Ensuite, les progrès médicaux et pharmacologiques, permettant des interventions médicales impossibles dans le passé telles que les transplantations d’organes, mènent à une nouvelle demande sur ce marché mondialisé de la santé.Finalement, notons que la globalisation de ce marché est stimulée par un vieillissement des populations dans les pays industrialisés, nécessitant par conséquent davantage de soins médicaux.

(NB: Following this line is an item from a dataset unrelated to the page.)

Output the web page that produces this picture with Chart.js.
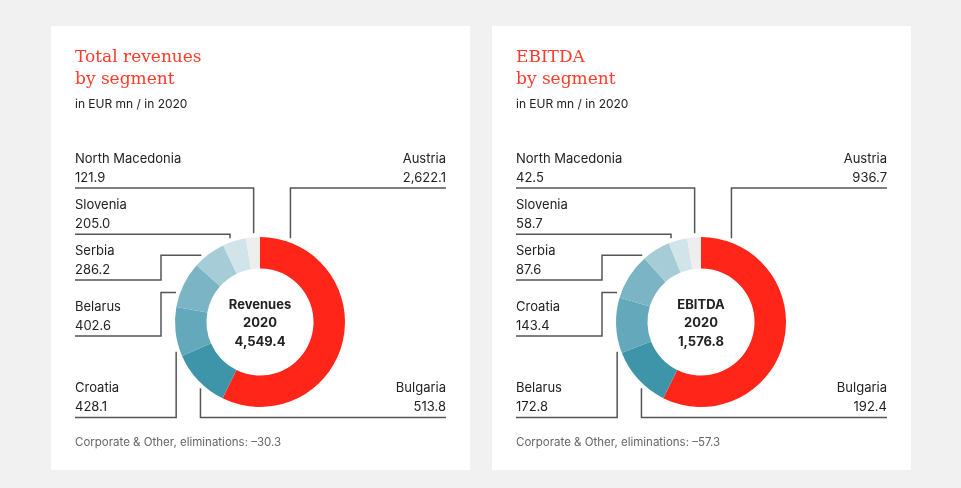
<!DOCTYPE html>
<html>
<head>
<meta charset="utf-8">
<script src="https://cdn.jsdelivr.net/npm/chart.js@4.4.1/dist/chart.umd.min.js"></script>
<style>
    html, body { margin: 0; padding: 0; }
    body { width: 961px; height: 488px; background: #f1f1f1; position: relative; overflow: hidden; font-family: Inter, "DejaVu Sans", sans-serif; color: #222; }
    .panel { position: absolute; top: 26px; width: 419px; height: 444px; background: #fff; }
    .panel canvas { position: absolute; left: 0; top: 0; }
    .title { position: absolute; left: 24px; top: 19px; font-family: "DejaVu Serif", serif; font-size: 17px; line-height: 22px; color: #ff3b2b; }
    .subtitle { position: absolute; left: 24px; top: 72px; font-size: 12px; line-height: 12px; }
    .label { position: absolute; font-size: 13px; line-height: 19px; white-space: nowrap; }
    .label.left { left: 24px; }
    .label.right { right: 24px; text-align: right; }
    .center { position: absolute; width: 120px; text-align: center; font-size: 13px; font-weight: 700; line-height: 18.5px; }
    .footer { position: absolute; left: 24px; top: 410px; font-size: 11.5px; line-height: 12px; color: #666; }
</style>
</head>
<body>
<div class="panel" id="revenue-panel" style="left:51px"></div>
<div class="panel" id="ebitda-panel" style="left:492px"></div>
<script>
document.addEventListener("DOMContentLoaded", () => {
    const revenueNames = ["Austria", "Bulgaria", "Croatia", "Belarus", "Serbia", "Slovenia", "North Macedonia"];
    const revenueValues = [2622.1, 513.8, 428.1, 402.6, 286.2, 205.0, 121.9];
    const revenueTotal = 4549.4;
    const revenueOther = -30.3;

    const ebitdaNames = ["Austria", "Bulgaria", "Belarus", "Croatia", "Serbia", "Slovenia", "North Macedonia"];
    const ebitdaValues = [936.7, 192.4, 172.8, 143.4, 87.6, 58.7, 42.5];
    const ebitdaTotal = 1576.8;
    const ebitdaOther = -57.3;

    const segmentColors = ["#ff2519", "#3e95aa", "#63a8bb", "#7bb4c5", "#a6ccd7", "#d1e4ea", "#eeeeee"];

    // where each segment's label sits (panel px) and how its leader reaches the ring
    const slots = [
        { side: "right", y: 137, angle: 20, path: "v" },
        { side: "right", y: 366.5, angle: 222, path: "v" },
        { side: "left", y: 366.5, angle: 250.4, path: "v" },
        { side: "left", y: 285, angle: 289.3, path: "hv", elbow: 110 },
        { side: "left", y: 229, angle: 318.7, path: "hv", elbow: 110 },
        { side: "left", y: 183.3, angle: 340.3, path: "v" },
        { side: "left", y: 137, angle: 355.9, path: "v" }
    ];

    const fmt = v => v.toLocaleString("en-US", { minimumFractionDigits: 1, maximumFractionDigits: 1 });

    const leaderLines = {
        id: "leaderLines",
        afterDraw(chart) {
            const arc = chart.getDatasetMeta(0).data[0];
            const r = arc.outerRadius + 4;
            const ctx = chart.ctx;
            ctx.save();
            ctx.strokeStyle = "#555";
            ctx.lineWidth = 1.5;
            slots.forEach(s => {
                const a = s.angle * Math.PI / 180;
                const ax = arc.x + r * Math.sin(a);
                const ay = arc.y - r * Math.cos(a);
                const ly = s.y + 25;
                const edge = s.side === "left" ? 24 : 395;
                ctx.beginPath();
                ctx.moveTo(ax, ay);
                if (s.path === "hv") {
                    ctx.lineTo(s.elbow, ay);
                    ctx.lineTo(s.elbow, ly);
                } else {
                    ctx.lineTo(ax, ly);
                }
                ctx.lineTo(edge, ly);
                ctx.stroke();
            });
            ctx.restore();
        }
    };

    function buildPanel(panel, title, centerName, names, values, total, other) {
        panel.innerHTML = `
            <canvas width="419" height="444"></canvas>
            <div class="title">${title}</div>
            <div class="subtitle">in EUR mn / in 2020</div>
            <div class="center" style="left:149px;top:268.5px">${centerName}<br>2020<br>${fmt(total)}</div>
            <div class="footer">Corporate &amp; Other, eliminations: –${fmt(Math.abs(other))}</div>
        `;
        names.forEach((name, i) => {
            const s = slots[i];
            const div = document.createElement("div");
            div.className = "label " + s.side;
            div.style.top = (s.y - 14.2) + "px";
            div.innerHTML = `${name}<br>${fmt(values[i])}`;
            panel.appendChild(div);
        });

        new Chart(panel.querySelector("canvas").getContext("2d"), {
            type: "doughnut",
            data: {
                labels: names,
                datasets: [{
                    data: values,
                    backgroundColor: segmentColors,
                    borderWidth: 0
                }]
            },
            options: {
                responsive: false,
                animation: false,
                cutout: "63%",
                layout: { padding: { left: 124, right: 125, top: 211, bottom: 63 } },
                plugins: { legend: { display: false }, tooltip: { enabled: false } }
            },
            plugins: [leaderLines]
        });
    }

    buildPanel(document.getElementById("revenue-panel"), "Total revenues<br>by segment", "Revenues",
        revenueNames, revenueValues, revenueTotal, revenueOther);
    buildPanel(document.getElementById("ebitda-panel"), "EBITDA<br>by segment", "EBITDA",
        ebitdaNames, ebitdaValues, ebitdaTotal, ebitdaOther);
});
</script>
</body>
</html>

Le marché des soins médicaux est en soi licite ou disons plutôt conforme à l’esprit de notre temps, puisque l’individu cherche à maximiser son intérêt et à préserver son capital. L’individu en quête de soin et d’avantage d’années de vie flirt avec l’illégalité lorsqu’il change de juridiction afin de pouvoir échapper au cadre règlementaire de son pays. La greffe d’organes est un exemple typique de cette légalité relative. En effet les pays industrialisés, touchés par un manque de donneurs, encadrent très précisément le don d’organes, limitant substantiellement l’accès aux soins aux personnes nécessitant une greffe. La globalisation permet à l’individu nécessiteux et désireux d’obtenir un organe dans un État où la règlementation encadrant le don d’organes offre une marge de manœuvre plus ample.

 

 

  1. Niewohner J., Kehr J., Vailly J. (2011). De la vie biologique à la vie sociale, approches sociologiques et anthropologiques. Paris, La Découverte.